One enduring trend in the European economy is that GDP growth depends more on exports and business investments than on private consumption. In the American economy business investments are more closely tied to consumer spending, which is a much healthier structure over time. It shows, namely, that the economy benefits families and businesses within the country more than families and businesses in other countries.
Economically speaking, it is also better to have a private-spending based economy rather than an economy vulnerable to the ups and downs in the global economy. It keeps growth more steady over time, it provides a more predictable tax base for the welfare state (until we reform it away) and it makes markets more stable and long-term reliable for businesses. Over time, this also translates into more predictable job opportunities and private finances for families of all income layers.
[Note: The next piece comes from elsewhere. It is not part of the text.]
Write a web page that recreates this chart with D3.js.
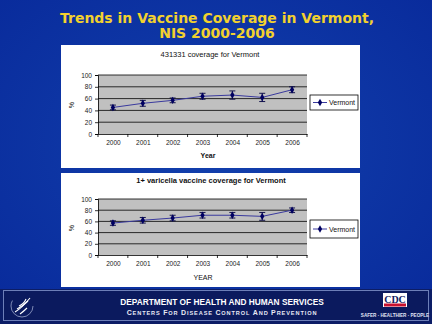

It is interesting to note that the most solid performers in Europe also have pretty good private-consumption growth rates. Table 2a takes a longer look, covering the annual average growth rates for the four most recent quarters. Included are the five strongest growing economies, with the 27-nation EU and the 19-nation euro zone included for comparison:
Table 2a: Real average annual growth rates, the four last quarters; EU calculated without the U.K.
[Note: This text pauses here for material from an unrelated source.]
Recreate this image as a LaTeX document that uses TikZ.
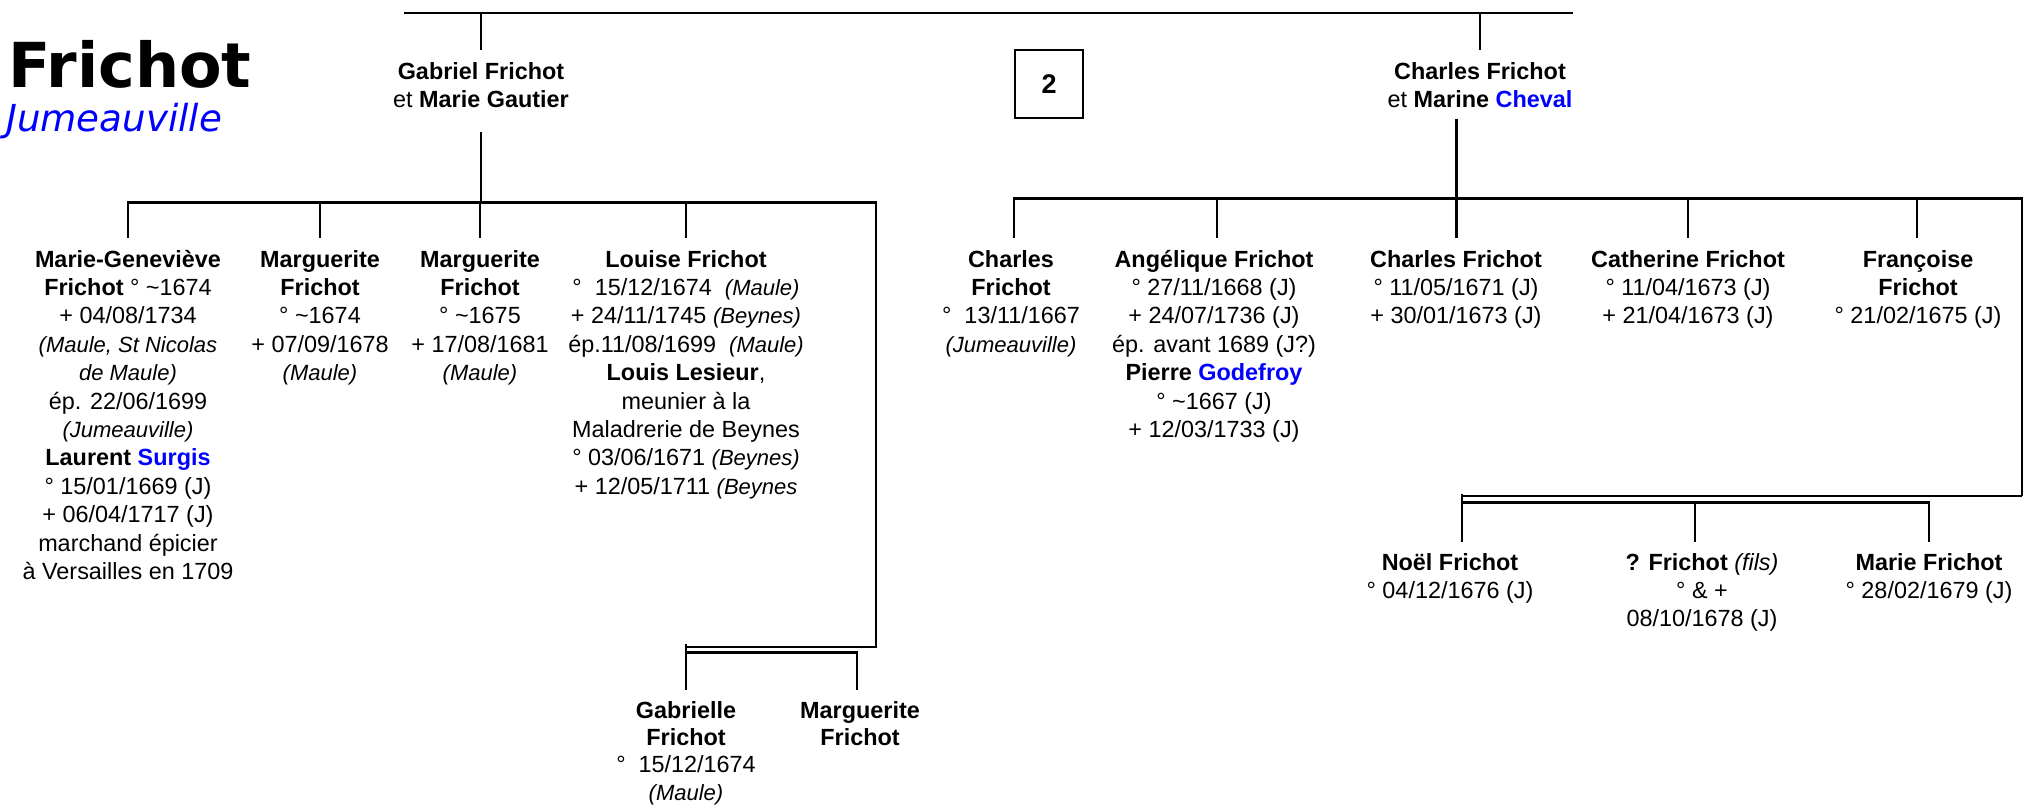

The Irish economy again leads the pack at 5.37 percent, but its dependency on business investments is almost ridiculously well presented here. Hungary has a much more balanced economy: exceeding five percent in one year, with private consumption in excess of 4.8 percent, is simply spectacular.
Poland is not far behind at more than four percent in private consumption growth. A not, of course, also to Estonia and Lithuania where GDP growth is solid and private consumption grows at more than three percent.
Those here in America who say we cannot reach growth rates of yore, that anything above three percent is unsustainable, even unattainable, should take a closer look at these numbers. In fact, let us extend the time period from Table 2a to cover the past four years, i.e., 16 quarters:
Table 2b: Real average annual growth rates, the last 16 quarters; EU calculated without the U.K.
The imbalance of the Irish economy is again put on full display. Their swings in business spending are so violent, in fact, that it is almost impossible to give a practical display of their macroeconomic data over time. Put simply: with a heavy reliance on a few, big business investment projects, the Irish have exposed their economy and their government finances to very volatile swings in income and the tax base.
We here in Wyoming can actually learn a thing or two from the Irish experience. We will get back to that later.
Table 2b again salutes Hungary, Poland, Estonia and Lithuania for their strong economic performance. With the exception of Poland, it is also interesting to see how government spending is restrained, almost stagnant. This obviously keeps a leash on taxes and leaves ample room for the private sector to grow.
Estonia and Hungary also have a fairly well balanced economy when it comes to foreign trade. In both countries, exports grew at rates largely comparable to private consumption, which again means that the economy is working at least as much for families and businesses within the country as it is for other markets.
The point about the balance between exports and domestic spending is important, but should also not be misconstrued. It is not a criticism of foreign trade; the point is, simply, that in many countries, fiscal and monetary policy are lopsidedly geared toward benefiting exports. This is a bad strategy emanating from the desire to raise taxes on households and businesses; by promoting exports, some politicians believe that they can get strong growth without having to acknowledge that high taxes and a big welfare state have a stagnant effect on the economy.
Ireland is in fact an example of what happens when you promote exports more than the domestic economy. With the exception of the Irish economy, the countries at the top of the European growth league have found reasonably good policy strategies to help the private sector grow and thrive. Compared to other European countries, especially basket cases like Sweden, these top performers are shining examples of how there is no end to what prosperity a country can accomplish if it wants to.
To reinforce this point, let us take a closer look at Hungary since 2014 (the end of the worst phase of the European austerity era):
Like Ireland, Hungary attracts considerable business investments; unlike the violent peaks and troughs in the Irish economy, the Hungarian investment trend is sustainable over time over time. It is also worth noting how even the growth rate is in private consumption: since 2014 private consumption in Hungary has grown at less than three percent in two quarters only, both of which were in 2014. In 15 of the 23 quarters during this period, private consumption grew at more than four percent per year - in five quarters the growth rate exceeded five percent!
The high, sustained growth in consumer spending has led to high levels of business investments.
As for GDP, the Hungarians have now had nine straight quarters above four percent!
Congratulations, Budapest. You have a lot to teach the rest of Europe on economic policy.